I usually spent weekends at Marouatte locked away in my control room editing up the various different takes of the week's work into final masters or else refining the album running order, trying new cross-fades or arrangements. Mark would make up a full demo of the album to date using what ever versions of the songs he could lay his hands on. We found these very enlightening as any problem in the overall plan would usually show here. Occasionally either Steve H or Mark would be out on the road with Privet armed only with a portable DAT recorder putting together a "unique" collection of sound effects. The "Mark in the bottomless Cave" collection comes to mind. Some of these make an appearance in "Mad" (surprise, surprise!). Also the Buddhist prayer bowl noise in the "Opium Den" came from one of these trips.

One week off, bar a little bit of sound effects recording with Privet at Lambeth North tube station. Then it was off to Liverpool Parr Street for all the overdubs. It was going to be a very strange transition from the Gothic isolation we had in France to the noise and buzz of the city of Liverpool. Only one song got actually recorded completely in Liverpool that was "Made Again", which like it's title says we had to make again as the version from France was lacking something. We spent I think about four months in Parr Street overdubbing and mixing some of the album. We returned to Sarm West Studios (my old home) in London early in August, to finish the last remaining mixes. The album was finally assembled at Abbey Road in early September.
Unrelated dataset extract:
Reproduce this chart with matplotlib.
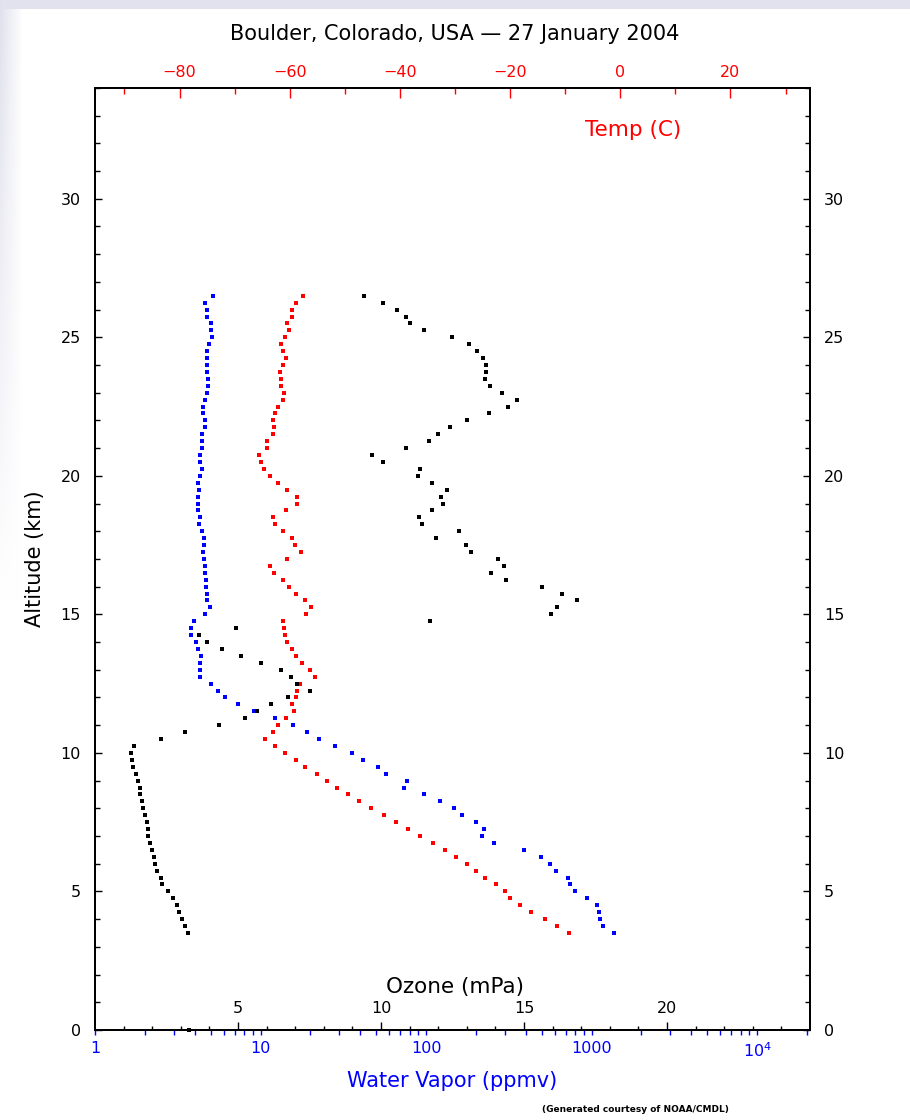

The album had spanned four seasons and had been both the bands and my whole life for that time, and now it was over........Reality!

Nowadays whenever I listen back to the album my thoughts always drift back to those months in Marouatte. It was a most special time for all involved a time I will never want to forget.
 
RACKET RECORDS STAFF

This album was originally released on CD, Cassette, and 2-disc LP.

The 2-LP vinyl release of Brave features a double groove on the second side of disc 2. The first groove plays 'The Great Escape' as heard on the CD, followed by 'Made Again'; the second groove plays 'The Great Escape (Spiral Remake)' and 20 minutes of water noise. This provides 2 different endings to the album story, depending on where you drop the needle.

Released shortly after the album was cult film director Richard Stanley's film version of the album.